### Stated task
Using the entries shown below, output the line containing "Emit a Python", the line containing "from matplotlib.transforms import", and every line between them, exactly. Pictures are omitted.

### Records provided
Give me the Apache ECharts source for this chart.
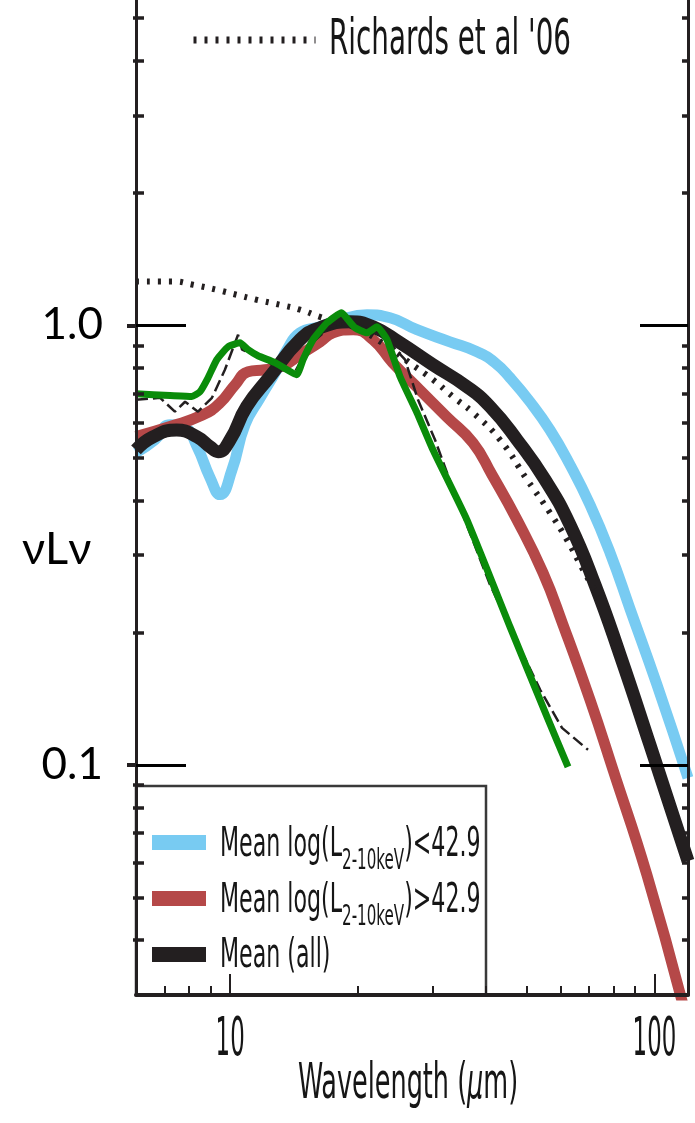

...

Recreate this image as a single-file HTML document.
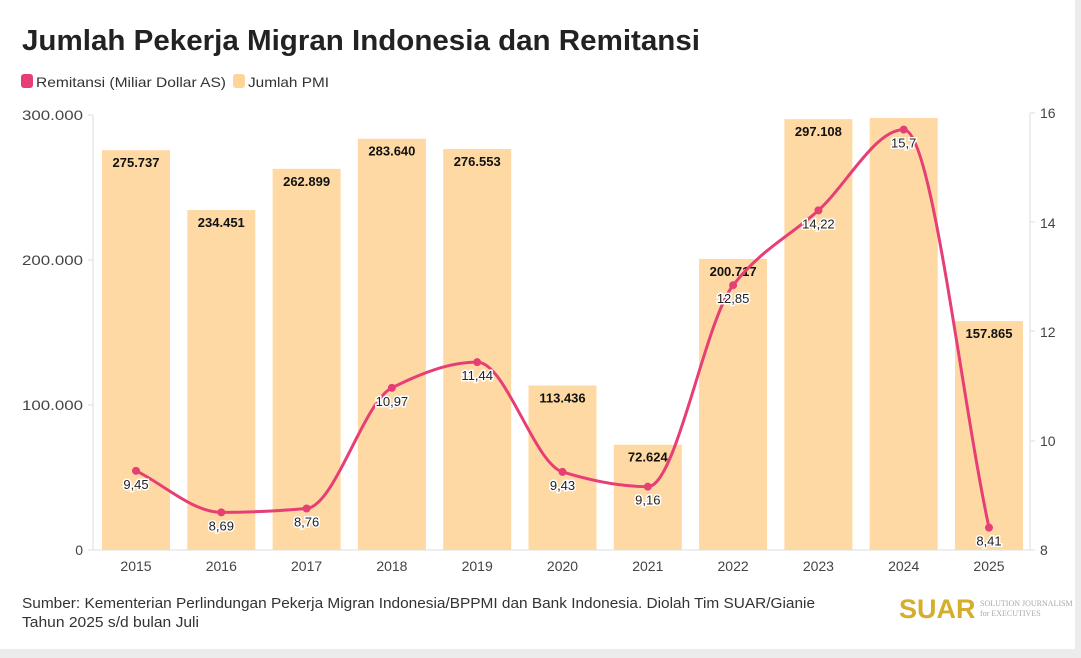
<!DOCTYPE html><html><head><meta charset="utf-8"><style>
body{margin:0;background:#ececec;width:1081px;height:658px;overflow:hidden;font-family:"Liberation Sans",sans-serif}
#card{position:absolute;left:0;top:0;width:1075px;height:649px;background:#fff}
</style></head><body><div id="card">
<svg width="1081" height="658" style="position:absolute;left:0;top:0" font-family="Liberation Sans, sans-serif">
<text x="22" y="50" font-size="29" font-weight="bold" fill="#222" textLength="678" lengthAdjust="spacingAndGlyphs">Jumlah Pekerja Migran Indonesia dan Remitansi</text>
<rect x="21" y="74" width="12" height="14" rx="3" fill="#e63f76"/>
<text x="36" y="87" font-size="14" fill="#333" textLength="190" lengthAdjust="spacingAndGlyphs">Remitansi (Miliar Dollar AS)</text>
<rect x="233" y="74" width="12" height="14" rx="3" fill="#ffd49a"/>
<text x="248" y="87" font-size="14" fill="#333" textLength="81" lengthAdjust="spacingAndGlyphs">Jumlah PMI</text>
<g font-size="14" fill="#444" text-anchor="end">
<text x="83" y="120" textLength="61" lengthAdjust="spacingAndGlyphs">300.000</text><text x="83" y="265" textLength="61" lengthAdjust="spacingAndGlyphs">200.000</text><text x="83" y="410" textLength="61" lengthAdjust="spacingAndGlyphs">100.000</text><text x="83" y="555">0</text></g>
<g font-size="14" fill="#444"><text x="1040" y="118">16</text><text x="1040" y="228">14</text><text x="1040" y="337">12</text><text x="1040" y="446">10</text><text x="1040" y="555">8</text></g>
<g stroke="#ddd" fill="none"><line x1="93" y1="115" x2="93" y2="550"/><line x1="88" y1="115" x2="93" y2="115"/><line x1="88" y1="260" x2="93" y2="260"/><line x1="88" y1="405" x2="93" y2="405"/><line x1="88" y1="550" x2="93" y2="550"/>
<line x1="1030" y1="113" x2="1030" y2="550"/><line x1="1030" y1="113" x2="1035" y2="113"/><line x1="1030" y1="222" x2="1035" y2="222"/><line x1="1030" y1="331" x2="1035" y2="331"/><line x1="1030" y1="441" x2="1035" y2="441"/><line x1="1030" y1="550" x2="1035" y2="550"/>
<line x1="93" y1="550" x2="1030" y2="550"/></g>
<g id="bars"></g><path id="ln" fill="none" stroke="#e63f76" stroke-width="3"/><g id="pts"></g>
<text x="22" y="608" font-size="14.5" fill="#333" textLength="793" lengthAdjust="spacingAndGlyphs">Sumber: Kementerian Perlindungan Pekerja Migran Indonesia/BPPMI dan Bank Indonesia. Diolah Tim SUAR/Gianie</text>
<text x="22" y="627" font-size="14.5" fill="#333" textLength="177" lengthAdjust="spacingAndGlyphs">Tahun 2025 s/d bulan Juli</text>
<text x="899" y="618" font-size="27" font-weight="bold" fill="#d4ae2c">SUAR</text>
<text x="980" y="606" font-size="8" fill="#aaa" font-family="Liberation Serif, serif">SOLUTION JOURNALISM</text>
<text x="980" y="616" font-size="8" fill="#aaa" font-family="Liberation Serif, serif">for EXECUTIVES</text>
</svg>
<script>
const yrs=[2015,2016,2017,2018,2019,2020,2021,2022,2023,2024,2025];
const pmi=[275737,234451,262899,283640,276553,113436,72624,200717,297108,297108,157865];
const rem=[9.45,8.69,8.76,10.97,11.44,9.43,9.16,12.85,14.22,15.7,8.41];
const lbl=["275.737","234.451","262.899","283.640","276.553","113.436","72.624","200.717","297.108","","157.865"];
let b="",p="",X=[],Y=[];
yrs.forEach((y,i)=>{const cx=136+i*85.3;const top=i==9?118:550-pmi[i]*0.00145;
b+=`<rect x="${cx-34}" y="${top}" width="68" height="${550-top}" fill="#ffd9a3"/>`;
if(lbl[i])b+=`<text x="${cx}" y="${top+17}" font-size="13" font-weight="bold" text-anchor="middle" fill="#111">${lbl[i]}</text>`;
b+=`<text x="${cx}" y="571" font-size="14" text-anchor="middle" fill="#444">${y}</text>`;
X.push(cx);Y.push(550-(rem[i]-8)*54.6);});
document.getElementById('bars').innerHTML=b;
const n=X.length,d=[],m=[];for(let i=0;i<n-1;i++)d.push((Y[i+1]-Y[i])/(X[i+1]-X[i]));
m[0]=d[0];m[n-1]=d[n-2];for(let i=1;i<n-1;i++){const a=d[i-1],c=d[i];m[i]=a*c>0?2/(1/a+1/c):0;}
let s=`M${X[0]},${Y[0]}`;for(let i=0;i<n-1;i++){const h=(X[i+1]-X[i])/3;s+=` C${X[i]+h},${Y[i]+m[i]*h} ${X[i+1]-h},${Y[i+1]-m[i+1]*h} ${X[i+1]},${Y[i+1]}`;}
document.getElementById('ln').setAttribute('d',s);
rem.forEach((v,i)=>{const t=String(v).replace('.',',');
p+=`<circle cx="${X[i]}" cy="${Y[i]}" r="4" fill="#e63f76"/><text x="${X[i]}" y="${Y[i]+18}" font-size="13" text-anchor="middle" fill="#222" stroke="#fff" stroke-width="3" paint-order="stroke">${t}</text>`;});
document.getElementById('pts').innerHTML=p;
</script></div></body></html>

* * *

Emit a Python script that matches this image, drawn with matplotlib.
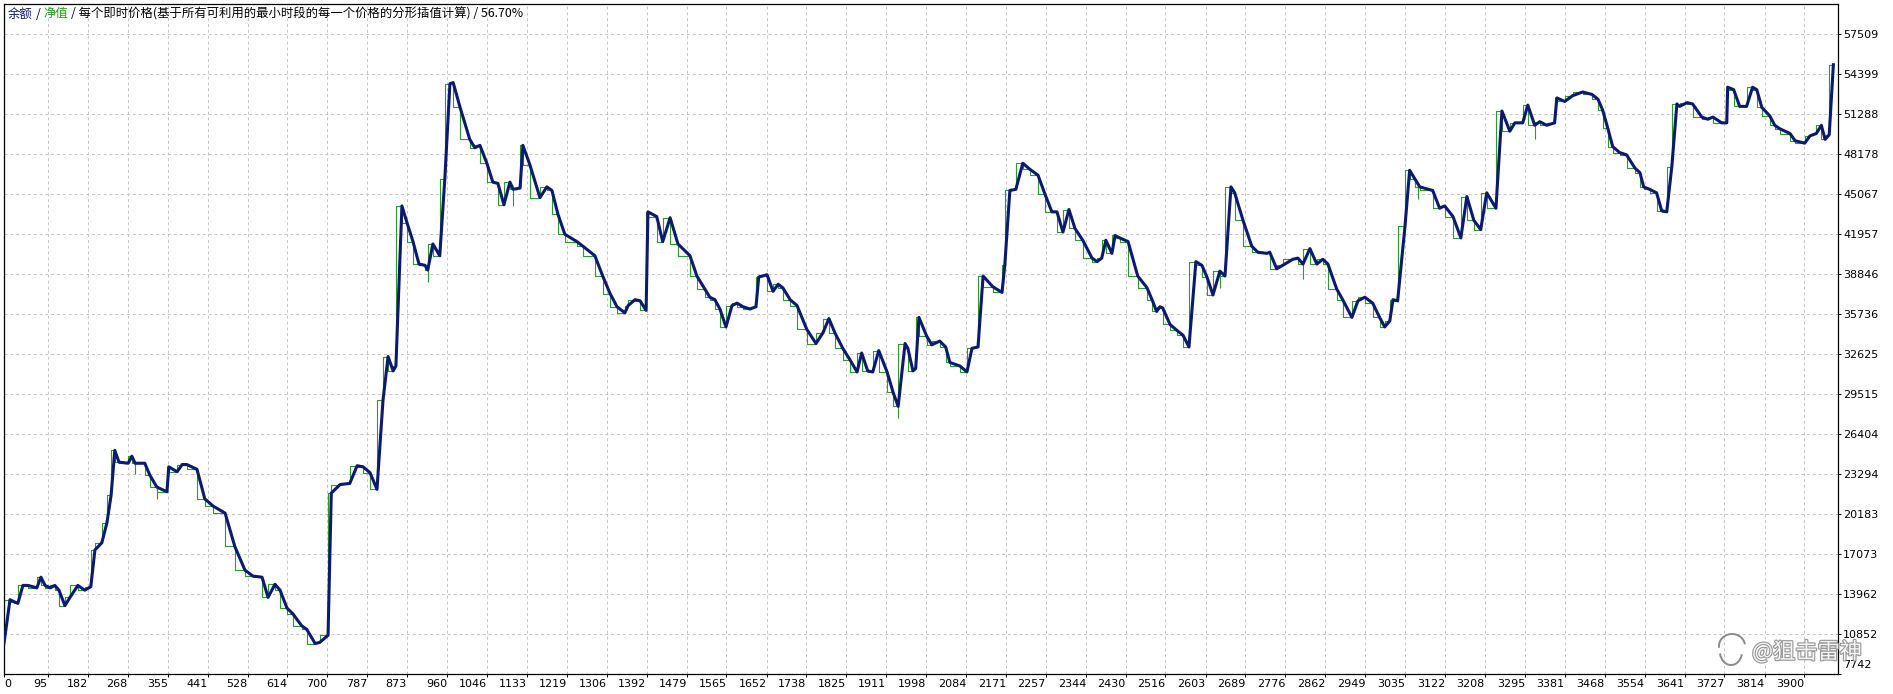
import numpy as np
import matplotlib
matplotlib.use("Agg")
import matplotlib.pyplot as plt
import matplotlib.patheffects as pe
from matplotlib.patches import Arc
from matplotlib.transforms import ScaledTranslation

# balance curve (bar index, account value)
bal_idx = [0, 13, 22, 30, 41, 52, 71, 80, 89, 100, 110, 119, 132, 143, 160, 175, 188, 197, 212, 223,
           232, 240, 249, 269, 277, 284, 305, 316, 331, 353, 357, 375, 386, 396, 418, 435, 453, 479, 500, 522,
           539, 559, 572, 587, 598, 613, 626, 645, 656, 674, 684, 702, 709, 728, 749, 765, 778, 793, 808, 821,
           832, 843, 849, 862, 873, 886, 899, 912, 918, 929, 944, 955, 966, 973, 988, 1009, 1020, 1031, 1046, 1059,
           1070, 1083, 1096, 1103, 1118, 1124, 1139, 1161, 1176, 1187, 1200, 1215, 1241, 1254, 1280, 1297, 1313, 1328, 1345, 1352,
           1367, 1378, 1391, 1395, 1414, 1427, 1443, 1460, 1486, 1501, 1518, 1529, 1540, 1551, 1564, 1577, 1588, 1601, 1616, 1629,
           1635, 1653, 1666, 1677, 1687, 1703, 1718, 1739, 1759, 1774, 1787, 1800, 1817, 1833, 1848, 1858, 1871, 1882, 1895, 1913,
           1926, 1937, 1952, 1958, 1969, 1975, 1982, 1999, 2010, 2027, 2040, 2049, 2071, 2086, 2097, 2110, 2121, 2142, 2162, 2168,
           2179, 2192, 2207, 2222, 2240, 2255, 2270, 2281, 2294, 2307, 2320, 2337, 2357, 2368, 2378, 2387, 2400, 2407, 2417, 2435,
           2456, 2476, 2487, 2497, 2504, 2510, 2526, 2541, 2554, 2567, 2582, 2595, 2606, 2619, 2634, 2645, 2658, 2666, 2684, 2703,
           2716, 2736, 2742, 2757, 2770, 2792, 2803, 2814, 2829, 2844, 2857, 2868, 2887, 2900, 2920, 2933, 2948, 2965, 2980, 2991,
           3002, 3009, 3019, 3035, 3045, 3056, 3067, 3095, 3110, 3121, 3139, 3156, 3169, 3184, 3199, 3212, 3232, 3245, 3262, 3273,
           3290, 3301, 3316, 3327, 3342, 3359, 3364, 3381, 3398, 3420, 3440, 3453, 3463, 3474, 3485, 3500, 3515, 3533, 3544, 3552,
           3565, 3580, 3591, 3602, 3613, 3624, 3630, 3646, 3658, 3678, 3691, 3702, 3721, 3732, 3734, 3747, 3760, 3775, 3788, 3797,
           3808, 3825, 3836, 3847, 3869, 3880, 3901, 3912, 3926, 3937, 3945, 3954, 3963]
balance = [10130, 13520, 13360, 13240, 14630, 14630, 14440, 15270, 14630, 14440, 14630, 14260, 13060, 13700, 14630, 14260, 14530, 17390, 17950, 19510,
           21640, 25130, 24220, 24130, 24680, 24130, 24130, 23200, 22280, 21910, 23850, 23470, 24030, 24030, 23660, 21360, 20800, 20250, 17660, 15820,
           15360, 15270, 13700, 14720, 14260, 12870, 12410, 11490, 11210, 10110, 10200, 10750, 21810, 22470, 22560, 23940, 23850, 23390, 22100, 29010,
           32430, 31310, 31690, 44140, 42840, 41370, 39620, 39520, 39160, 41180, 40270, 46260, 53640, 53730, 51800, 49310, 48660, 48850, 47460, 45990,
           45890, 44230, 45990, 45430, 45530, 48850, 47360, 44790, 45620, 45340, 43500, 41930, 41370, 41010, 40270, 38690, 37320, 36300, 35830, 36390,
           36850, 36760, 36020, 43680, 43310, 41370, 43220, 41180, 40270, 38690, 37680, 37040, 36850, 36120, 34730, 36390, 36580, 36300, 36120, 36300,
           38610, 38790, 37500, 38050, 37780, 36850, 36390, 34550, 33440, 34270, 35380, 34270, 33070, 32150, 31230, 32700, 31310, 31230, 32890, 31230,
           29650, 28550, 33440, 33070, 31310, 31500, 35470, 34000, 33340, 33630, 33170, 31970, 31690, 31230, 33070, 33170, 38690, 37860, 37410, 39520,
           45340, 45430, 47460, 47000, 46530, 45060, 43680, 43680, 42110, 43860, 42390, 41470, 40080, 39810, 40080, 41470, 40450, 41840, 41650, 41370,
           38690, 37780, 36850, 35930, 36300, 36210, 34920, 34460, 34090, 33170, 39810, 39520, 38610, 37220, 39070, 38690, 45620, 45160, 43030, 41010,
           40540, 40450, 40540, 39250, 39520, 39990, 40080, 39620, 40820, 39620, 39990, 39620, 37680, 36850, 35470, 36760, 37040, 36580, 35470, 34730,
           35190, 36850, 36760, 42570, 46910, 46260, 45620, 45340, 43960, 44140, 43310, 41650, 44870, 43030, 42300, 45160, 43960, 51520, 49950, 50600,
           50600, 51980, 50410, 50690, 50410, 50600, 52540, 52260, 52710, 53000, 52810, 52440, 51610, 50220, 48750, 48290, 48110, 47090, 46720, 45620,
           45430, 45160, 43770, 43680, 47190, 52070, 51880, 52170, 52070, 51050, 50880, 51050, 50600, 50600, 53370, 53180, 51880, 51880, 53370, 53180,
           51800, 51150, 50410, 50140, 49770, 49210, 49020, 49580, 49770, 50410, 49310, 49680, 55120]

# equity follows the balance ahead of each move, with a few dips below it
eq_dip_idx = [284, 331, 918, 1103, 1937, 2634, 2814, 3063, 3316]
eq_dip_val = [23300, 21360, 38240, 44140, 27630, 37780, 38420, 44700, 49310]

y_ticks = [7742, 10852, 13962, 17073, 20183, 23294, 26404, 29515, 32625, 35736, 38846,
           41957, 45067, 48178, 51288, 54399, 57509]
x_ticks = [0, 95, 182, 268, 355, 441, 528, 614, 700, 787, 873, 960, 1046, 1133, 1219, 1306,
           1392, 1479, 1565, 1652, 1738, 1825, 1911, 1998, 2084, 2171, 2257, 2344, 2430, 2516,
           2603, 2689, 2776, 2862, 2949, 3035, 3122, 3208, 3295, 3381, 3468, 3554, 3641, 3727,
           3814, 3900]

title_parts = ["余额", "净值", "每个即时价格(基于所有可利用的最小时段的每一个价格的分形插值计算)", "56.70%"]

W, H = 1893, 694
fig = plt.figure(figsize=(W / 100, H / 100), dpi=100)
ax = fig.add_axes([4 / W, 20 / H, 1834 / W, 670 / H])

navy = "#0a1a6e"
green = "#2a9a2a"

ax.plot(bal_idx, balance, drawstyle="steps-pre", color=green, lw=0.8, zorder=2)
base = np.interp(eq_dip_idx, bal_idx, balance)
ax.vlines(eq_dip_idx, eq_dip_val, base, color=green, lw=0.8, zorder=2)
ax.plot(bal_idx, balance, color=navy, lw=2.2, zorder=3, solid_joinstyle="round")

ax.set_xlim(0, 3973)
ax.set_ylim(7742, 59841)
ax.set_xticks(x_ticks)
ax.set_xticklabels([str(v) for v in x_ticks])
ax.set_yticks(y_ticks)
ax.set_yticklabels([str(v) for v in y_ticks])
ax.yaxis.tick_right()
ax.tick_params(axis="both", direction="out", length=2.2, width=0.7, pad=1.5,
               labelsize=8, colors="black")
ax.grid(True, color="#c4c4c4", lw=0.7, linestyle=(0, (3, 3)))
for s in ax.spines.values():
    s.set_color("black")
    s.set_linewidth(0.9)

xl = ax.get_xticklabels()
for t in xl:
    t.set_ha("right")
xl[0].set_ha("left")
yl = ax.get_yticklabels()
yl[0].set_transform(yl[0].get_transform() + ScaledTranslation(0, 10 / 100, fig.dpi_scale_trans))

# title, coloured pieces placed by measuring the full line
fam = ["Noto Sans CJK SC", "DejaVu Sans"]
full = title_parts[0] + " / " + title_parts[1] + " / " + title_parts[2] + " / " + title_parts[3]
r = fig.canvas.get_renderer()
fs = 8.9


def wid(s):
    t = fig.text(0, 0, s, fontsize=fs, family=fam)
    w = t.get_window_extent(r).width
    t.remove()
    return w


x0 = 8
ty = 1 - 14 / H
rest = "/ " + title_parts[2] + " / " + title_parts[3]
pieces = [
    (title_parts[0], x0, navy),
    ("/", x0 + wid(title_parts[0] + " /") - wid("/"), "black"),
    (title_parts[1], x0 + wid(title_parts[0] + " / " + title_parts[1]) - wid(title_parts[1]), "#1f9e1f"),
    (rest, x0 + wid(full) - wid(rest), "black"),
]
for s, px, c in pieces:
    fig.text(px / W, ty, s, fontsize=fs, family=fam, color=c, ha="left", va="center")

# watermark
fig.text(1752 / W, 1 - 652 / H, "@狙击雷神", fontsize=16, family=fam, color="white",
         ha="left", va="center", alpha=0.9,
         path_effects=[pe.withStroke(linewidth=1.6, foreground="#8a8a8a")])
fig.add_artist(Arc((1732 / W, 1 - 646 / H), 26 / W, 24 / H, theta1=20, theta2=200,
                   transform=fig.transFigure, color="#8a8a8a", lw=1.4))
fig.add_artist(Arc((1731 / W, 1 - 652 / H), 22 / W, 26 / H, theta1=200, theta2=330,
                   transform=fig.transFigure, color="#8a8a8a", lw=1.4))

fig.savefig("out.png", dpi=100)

### Task solution
Emit a Python script that matches this image, drawn with matplotlib.
import numpy as np
import matplotlib
matplotlib.use("Agg")
import matplotlib.pyplot as plt
import matplotlib.patheffects as pe
from matplotlib.patches import Arc
from matplotlib.transforms import ScaledTranslation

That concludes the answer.